Berdasarkan statistik RTI Business pada perdagangan IHSG hari ini, sebanyak 348,04 juta saham diperdagangkan, dengan frekuensi perpindahan tangan sebanyak 21 ribu kali, serta total nilai transaksi tercatat mencapai Rp327,48 miliar.
Kemudian, tercatat terdapat 90 saham terkoreksi, sebanyak 145 saham menguat dan sebanyak 206 saham tetap tidak berubah.

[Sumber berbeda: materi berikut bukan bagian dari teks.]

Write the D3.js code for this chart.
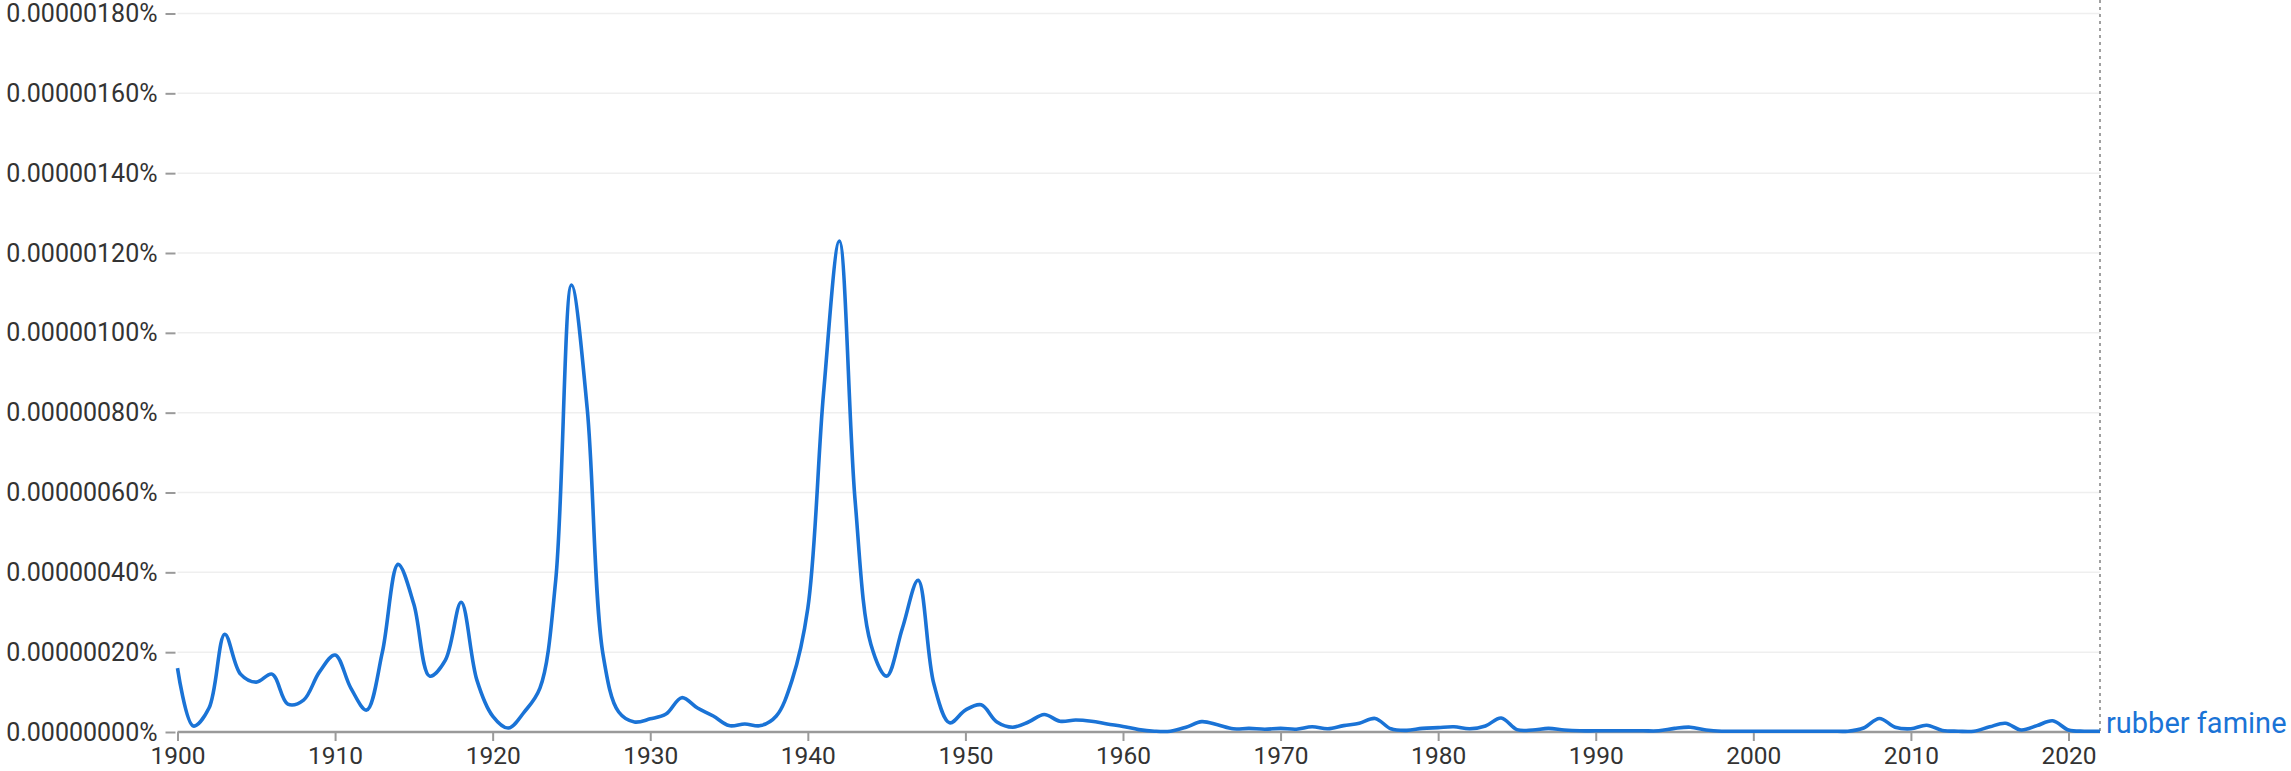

Baca juga: IHSG Diproyeksi Menguat, Simak 4 Rekomendasi Saham Berikut
Sebelumnya, Financial Expert Ajaib Sekuritas, Ratih Mustikoningsih, melihat IHSG secara teknikal pada hari ini akan diprediksi mixed cenderung melemah dalam rentang 7.020 hingga 7.132.
“Pada perdagangan Selasa (14/5), IHSG ditutup turun 0,22 persen atau minus 15,49 poin di level 7.083. IHSG hari ini (15/5) diprediksi bergerak mixed cenderung melemah dalam range 7.020-7.132,” ucap Ratih dalam risetnya di Jakarta, 15 Mei 2024.

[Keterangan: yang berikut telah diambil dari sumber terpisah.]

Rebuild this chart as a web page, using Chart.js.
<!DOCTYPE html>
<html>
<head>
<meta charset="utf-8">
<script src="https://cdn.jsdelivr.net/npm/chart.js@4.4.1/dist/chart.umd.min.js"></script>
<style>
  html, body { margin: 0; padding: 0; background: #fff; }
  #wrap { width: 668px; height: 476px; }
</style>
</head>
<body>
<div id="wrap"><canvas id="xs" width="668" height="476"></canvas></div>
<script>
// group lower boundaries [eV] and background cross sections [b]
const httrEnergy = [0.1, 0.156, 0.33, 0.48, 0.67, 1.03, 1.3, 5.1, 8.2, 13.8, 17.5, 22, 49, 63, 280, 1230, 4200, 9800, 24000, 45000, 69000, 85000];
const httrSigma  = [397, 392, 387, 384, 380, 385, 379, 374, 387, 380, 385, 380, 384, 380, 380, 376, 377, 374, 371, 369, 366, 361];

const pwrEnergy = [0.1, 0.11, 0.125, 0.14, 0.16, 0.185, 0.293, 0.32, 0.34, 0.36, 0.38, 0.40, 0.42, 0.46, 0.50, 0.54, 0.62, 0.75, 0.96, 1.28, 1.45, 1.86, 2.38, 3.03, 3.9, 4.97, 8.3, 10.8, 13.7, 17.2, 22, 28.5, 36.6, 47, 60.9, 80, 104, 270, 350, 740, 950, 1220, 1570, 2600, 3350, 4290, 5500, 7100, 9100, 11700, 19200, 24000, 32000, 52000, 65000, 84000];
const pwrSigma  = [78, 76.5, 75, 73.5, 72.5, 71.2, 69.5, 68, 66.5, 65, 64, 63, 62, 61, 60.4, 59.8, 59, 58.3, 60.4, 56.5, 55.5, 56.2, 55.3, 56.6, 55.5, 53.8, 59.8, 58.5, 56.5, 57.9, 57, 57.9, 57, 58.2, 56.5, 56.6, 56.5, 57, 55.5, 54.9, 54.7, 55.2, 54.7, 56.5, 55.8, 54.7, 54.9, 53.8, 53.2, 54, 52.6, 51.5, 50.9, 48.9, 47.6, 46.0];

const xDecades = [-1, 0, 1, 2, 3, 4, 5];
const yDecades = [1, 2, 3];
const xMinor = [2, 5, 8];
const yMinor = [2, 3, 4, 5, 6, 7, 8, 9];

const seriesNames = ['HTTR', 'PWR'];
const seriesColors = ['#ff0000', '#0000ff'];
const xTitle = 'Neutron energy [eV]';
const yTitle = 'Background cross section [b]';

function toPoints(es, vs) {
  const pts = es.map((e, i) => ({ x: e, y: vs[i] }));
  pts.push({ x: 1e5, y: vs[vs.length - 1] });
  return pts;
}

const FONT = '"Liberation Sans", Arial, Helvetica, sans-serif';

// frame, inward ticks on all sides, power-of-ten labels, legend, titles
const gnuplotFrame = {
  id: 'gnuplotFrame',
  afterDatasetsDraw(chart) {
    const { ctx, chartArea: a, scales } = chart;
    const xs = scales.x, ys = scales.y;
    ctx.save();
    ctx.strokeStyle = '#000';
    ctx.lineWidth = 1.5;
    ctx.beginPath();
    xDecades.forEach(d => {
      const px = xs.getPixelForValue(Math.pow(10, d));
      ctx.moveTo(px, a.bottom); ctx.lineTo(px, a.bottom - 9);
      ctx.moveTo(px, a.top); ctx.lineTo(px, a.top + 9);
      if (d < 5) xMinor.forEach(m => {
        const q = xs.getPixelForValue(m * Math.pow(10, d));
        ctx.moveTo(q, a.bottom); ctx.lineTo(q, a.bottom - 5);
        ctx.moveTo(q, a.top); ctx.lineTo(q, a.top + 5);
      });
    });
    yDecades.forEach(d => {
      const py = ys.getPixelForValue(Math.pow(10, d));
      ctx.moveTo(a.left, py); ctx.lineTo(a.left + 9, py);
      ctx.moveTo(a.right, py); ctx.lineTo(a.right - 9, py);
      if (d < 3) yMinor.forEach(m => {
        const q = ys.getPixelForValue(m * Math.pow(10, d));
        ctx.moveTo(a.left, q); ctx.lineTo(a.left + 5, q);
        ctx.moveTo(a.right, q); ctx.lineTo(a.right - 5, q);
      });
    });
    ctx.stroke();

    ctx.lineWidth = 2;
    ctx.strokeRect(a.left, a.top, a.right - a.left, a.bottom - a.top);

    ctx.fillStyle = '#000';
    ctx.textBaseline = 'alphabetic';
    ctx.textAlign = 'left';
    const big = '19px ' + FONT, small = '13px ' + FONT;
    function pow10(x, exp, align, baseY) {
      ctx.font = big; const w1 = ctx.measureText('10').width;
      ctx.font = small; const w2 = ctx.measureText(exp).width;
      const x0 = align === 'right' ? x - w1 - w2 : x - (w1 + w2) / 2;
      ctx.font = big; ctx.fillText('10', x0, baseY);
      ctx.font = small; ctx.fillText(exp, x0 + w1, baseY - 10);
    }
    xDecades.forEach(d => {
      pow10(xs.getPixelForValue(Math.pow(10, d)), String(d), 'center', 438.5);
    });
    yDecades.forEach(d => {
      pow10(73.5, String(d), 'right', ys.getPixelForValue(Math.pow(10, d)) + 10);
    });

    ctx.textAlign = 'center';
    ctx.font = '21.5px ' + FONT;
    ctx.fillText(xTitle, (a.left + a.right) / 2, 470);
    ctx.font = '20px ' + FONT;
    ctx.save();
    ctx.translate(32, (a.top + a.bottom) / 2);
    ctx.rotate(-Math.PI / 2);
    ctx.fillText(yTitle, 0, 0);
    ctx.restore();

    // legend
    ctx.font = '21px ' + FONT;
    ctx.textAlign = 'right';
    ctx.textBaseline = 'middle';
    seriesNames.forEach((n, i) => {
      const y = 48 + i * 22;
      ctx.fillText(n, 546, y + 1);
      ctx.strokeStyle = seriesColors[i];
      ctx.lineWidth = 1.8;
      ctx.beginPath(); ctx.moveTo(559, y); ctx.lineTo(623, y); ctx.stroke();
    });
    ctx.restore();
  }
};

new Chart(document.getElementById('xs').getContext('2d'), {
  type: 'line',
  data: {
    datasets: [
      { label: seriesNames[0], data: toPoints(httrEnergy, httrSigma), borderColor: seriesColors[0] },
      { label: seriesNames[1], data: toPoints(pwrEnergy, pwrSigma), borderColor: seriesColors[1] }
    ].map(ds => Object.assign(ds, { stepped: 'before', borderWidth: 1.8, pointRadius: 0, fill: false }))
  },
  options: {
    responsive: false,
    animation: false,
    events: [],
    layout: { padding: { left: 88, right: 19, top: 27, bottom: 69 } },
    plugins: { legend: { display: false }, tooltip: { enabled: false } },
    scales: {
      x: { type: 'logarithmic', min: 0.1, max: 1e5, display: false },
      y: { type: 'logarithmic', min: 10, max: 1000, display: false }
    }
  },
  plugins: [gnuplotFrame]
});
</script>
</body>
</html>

Pergerakan IHSG yang mengalami pelemahan yang cukup tipis tersebut sejalan dengan aksi profit taking saham di masa ex date dividend.
Kemudian, Ratih melihat sentimen yang akan memengaruhi pergerakan IHSG hari ini antara lain, nilai tukar rupiah yang kembali melemah ke level Rp16.131 per dolar AS pada Selasa (14/5).
Depresiasi nilai tukar rupiah senada dengan aksi wait and see pelaku pasar menjelang rilis inflasi AS hari ini yang berpotensi masih di atas 3 persen.
Baca juga: Meski Saham Terkoreksi saat Ex-Date, Analis Pertahankan Outlook Positif TUGU
Pada Maret 2024 penjualan ritel (retail sales) yang tercermin dari Indeks Penjualan Riil (IPR) tumbuh 9,3 persen yoy, dan tumbuh 9,9 persen mom. Subkelompok sandang, suku cadang dan aksesori, serta makanan, minuman dan tembakau menopang penjualan ritel.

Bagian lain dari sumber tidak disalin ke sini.